4.15 Termination for Cause. In the event of any material breach of this Agreement, including Client’s failure to pay Idelic, the non-breaching party may terminate it prior to the end of the Term by giving 30 business days prior written notice to the breaching party (“Cure Period”). The Agreement does not terminate if the breaching party cures the breach prior to the expiration of the Cure Period. Notwithstanding the foregoing, any use of the Idelic Subscription Services that in Idelic’s judgment threatens the security, integrity, or availability of the Idelic Subscription Services may result in Idelic’s immediate termination or temporary suspension of this Agreement.
4.16 Effect of Termination. Upon termination of this Agreement for any reason, (i) all licenses and access granted hereunder terminate, except for Idelic’s limited license to Client Data set forth in Section 4.1, and (ii) Client shall pay to Idelic all amounts outstanding as of the date of termination.
4.17 Waiver. No waiver of any part of this Agreement will be effective unless it is in writing and signed by the party granting the waiver. No failure or delay in exercising any discretion or remedy under this Agreement operates as a waiver of that discretion or remedy. A waiver granted on one occasion will not operate as a waiver on future occasions.
4.18 Notices. Notices must be in writing and delivered by hand, by a national transportation company (with all fees prepaid), or by email with return receipt. A valid notice will be effective when received by addressee. The parties will deliver all notices to the addresses listed on the Agreement signature page.
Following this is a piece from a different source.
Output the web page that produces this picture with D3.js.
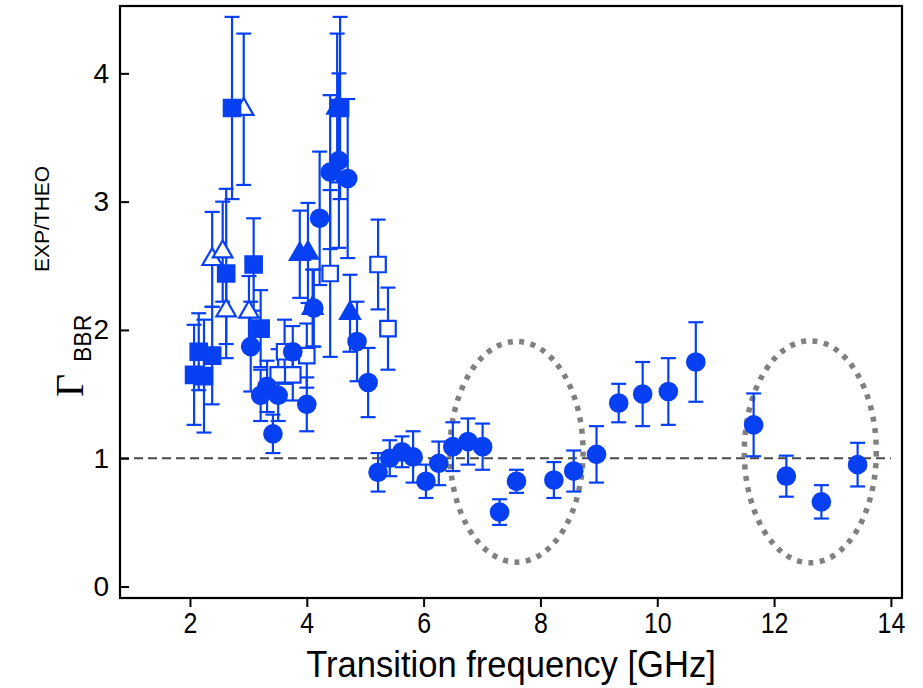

4.19 Counterparts. The parties may execute this Agreement in any number of counterparts, each of which will be deemed an original, but all of which together constitute a single agreement.
4.20 Anti-Corruption. In connection with the Services provided under this Agreement, the parties agree to comply with all applicable anti-corruption and anti-bribery related laws, statutes, and regulations.
4.21 Watch List Score Use Restrictions. Idelic is not a “consumer reporting agency,” as that term is defined in the Fair Credit Reporting Act (15 U.S.C. § 1681, et seq.) (“FCRA”) and the Watch List Scores, as defined in Exhibit B, provided by Idelic under this Agreement do not constitute “consumer reports,” as that term is defined in the FCRA. Accordingly, the Client agrees that the Watch List Scores shall not be used in whole or in part for the purpose of serving as a factor in establishing an individual’s eligibility for any purpose authorized under section 1681b of the FCRA (15 U.S.C. § 1681b), including but not limited to “employment purposes.” “Employment purposes” means for the purposes of evaluating a consumer, in this case a driver, for employment, promotion, reassignment or retention as an employee. In addition, the Client agrees that it shall not use the Watch List Scores to take any “adverse action,” as that term is defined in the FCRA (15 U.S.C. § 1681a), against any individual. Client hereby certifies as follows: (i) Client has read, understands and will comply with the above restrictions for using the Watch List Scores (ii) Client understands that Idelic is not a consumer reporting agency , and (iii) Client will not use the Watch List Scores for any purpose regulated by the FCRA.
4.22 No Third Party Beneficiaries. The Agreement does not confer any rights on any person or party (other than the parties to this agreement and, where applicable, their successors and permitted assigns).
4.23 Survival of Provisions. The provisions of Exhibit A (to the extent that fees remain due) and this Exhibit C will survive the termination of this Agreement.